Dès le premier plan, l’auteur nous plonge dans l’intimité du personnage-titre. Seul dans sa chambre, Omar finit de s’habiller. Il se présente, nous explique le sens de son surnom (Gatlato signifie « la virilité qui le tue » en arabe), et nous raconte quelques détails clés sur son enfance, ses parents, sa vie en somme. D’emblée, Omar nous est présenté comme un personnage banal, généreux et qui n’aspire qu’à une seule chose : posséder une grosse quantité d’enregistrements chaabi (musique populaire algéroise dont les principaux chanteurs sont El Anka, Guerouabi, Ezzahi et Chaou). Allouache sait exactement de quoi il parle, il est en quelque sorte un « Omar Gatlato » dans l’âme. Algérois, passionné de musiques traditionnelles et surtout féru de cinéma (italien et indien), l’auteur nous présente un homme qui pourrait être son frère jumeau. C’est pour cela qu’Omar se présente face à la caméra, qu’il joue le jeu du reportage, qu’il invite le spectateur à pénétrer dans sa bulle. Le film, dès les premières minutes, s’exprime à la première personne, un « je » qui ne s’entend pas mais qui se voit.
Plus loin, l’auteur nous entraîne dans le quotidien banal d’Omar. Entre le bus plein à craquer, les collègues de bureaux tous plus lunatiques les uns que les autres et les combines professionnelles, les journées de Gatlato se ressemblent toutes. Une scène importante doit être mentionnée car représentative des intentions du cinéaste. Dans le bus qui l’amène à son lieu de travail, Omar effleure par mégarde la main d’une jeune femme qui se tenait près de lui. Quelques secondes suffisent pour créer une gêne réciproque, qui suffit à ce que la jeune femme retire précipitamment sa main, confuse et rouge de honte. Plan court et remarquable, car toute la thématique du film se trouve dans ce geste, toute la tristesse d’un pauvre destin peut se lire dans cette main piégée.

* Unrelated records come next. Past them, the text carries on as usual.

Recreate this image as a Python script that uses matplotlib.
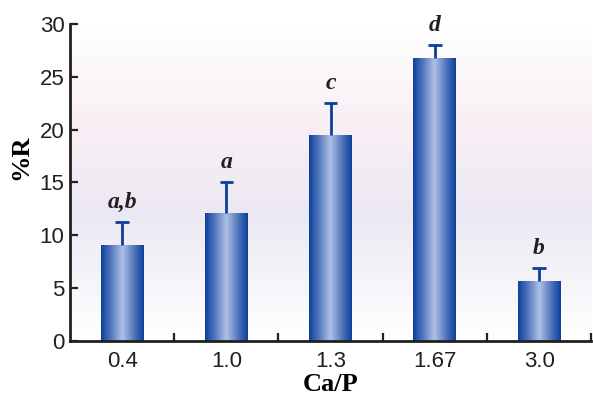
import numpy as np
import matplotlib
matplotlib.use("Agg")
import matplotlib.pyplot as plt
from matplotlib.colors import LinearSegmentedColormap

ratios = ["0.4", "1.0", "1.3", "1.67", "3.0"]
values = [9.1, 12.1, 19.5, 26.8, 5.7]
errors = [2.2, 2.9, 3.0, 1.2, 1.2]
letters = ["a,b", "a", "c", "d", "b"]

fig = plt.figure(figsize=(5.93, 3.98), dpi=100)
ax = fig.add_axes([0.118, 0.143, 0.879, 0.797])

x = np.arange(len(ratios))
w = 0.41
ax.set_xlim(-0.5, len(ratios) - 0.5)
ax.set_ylim(0, 30)

# background gradient (vertical)
bg = LinearSegmentedColormap.from_list(
    "bg", [(0, "#ffffff"), (0.4, "#ece8f3"), (0.7, "#f9f0f5"), (1.0, "#ffffff")])
grad = np.linspace(0, 1, 256).reshape(-1, 1)
ax.imshow(grad, cmap=bg, aspect="auto", origin="lower",
          extent=[-0.5, len(ratios) - 0.5, 0, 30], zorder=0)

# bars with horizontal gradient
barcm = LinearSegmentedColormap.from_list(
    "bar", ["#0a3f9a", "#5a7cc0", "#aec0e4", "#5a7cc0", "#0a3f9a"])
hgrad = np.linspace(0, 1, 256).reshape(1, -1)
bars = ax.bar(x, values, width=w, color="none", edgecolor="none", zorder=2)
for b in bars:
    x0, y0 = b.get_x(), b.get_y()
    im = ax.imshow(hgrad, cmap=barcm, aspect="auto",
                   extent=[x0, x0 + b.get_width(), y0, y0 + b.get_height()], zorder=2)
    im.set_clip_path(b)

# error bars: upper half only
tops = np.array(values) + np.array(errors)
ax.vlines(x, values, tops, color="#0a3f9a", lw=2, zorder=3)
ax.hlines(tops, x - 0.065, x + 0.065, color="#0a3f9a", lw=2, zorder=3)

for xi, t, lab in zip(x, tops, letters):
    ax.text(xi, t + 0.85, lab, ha="center", va="bottom", fontsize=17,
            family="Liberation Serif", style="italic", weight="bold", color="#231f20")

ax.set_xticks(x)
ax.set_xticklabels(ratios)
ax.set_xticks(np.arange(0.5, len(ratios), 1), minor=True)
ax.tick_params(axis="x", which="major", length=0, labelsize=16, pad=7, colors="#231f20")
ax.tick_params(axis="x", which="minor", direction="in", length=6, width=1.6, color="#231f20")
ax.set_yticks(range(0, 31, 5))
ax.tick_params(axis="y", direction="in", length=6, width=1.6, labelsize=16, pad=4, colors="#231f20")
for lab in ax.get_xticklabels() + ax.get_yticklabels():
    lab.set_family("Liberation Sans")

for s in ["top", "right"]:
    ax.spines[s].set_visible(False)
for s in ["left", "bottom"]:
    ax.spines[s].set_linewidth(2)
    ax.spines[s].set_color("#231f20")

ax.set_xlabel("Ca/P", fontsize=19, family="Liberation Serif", weight="bold", labelpad=1)
ax.set_ylabel("%R", fontsize=19, family="Liberation Serif", weight="bold")
ax.yaxis.set_label_coords(-0.072, 0.58)

fig.savefig("out.png", dpi=100)
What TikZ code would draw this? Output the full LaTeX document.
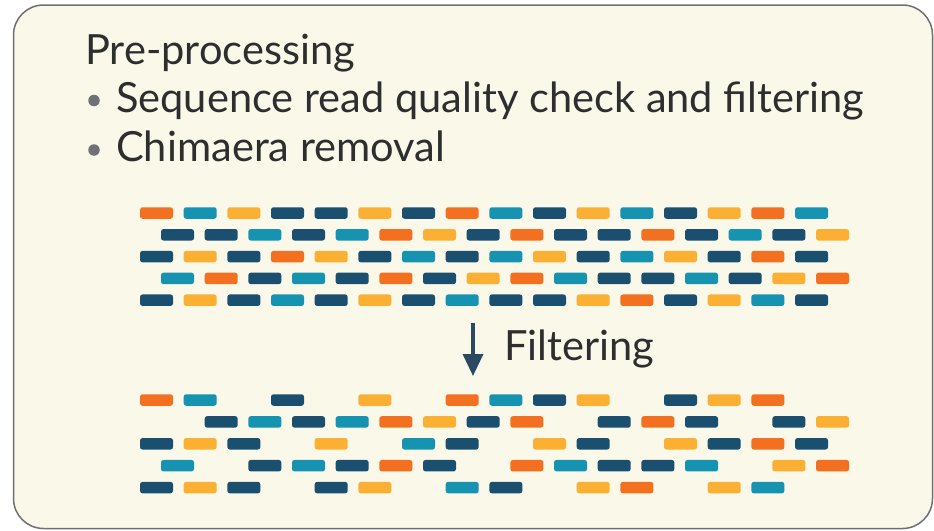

Roy Armes, dans une analyse intéressante (Omar Gatlato, éditions L’Harmattan), convoque le thème de la frustration amoureuse. Il est souvent question d’un désir refoulé, d’une émotion interdite et d’un sentiment censuré, qui se traduisent dans le film par une incommunicabilité avec la famille, par des non-dits avec les amis et surtout par une intimité amoureuse invraisemblable. La société d’Omar Gatlato regorge de contradictions, d’intégrisme religieux et de cloisonnement. Omar ne peut s’affirmer en raison d’une trop grande sécheresse affective. En se confrontant à cette voix mystérieuse, c’est tout un schéma qu’il remet en cause, toute une idéologie qu’il tente de rejeter. La dépression est proche car ce ras-le-bol quotidien l’avale progressivement. Omar ne veut plus survivre, quitte à se démarquer définitivement de son passé. A ce moment-là, Allouache emmène son héros vers la confrontation ultime, la rencontre avec cette femme. La scène sera belle, juste et triste. Omar ne pourra retourner sa veste faute de courage et surtout faute d’avenir. Evidence omniprésente.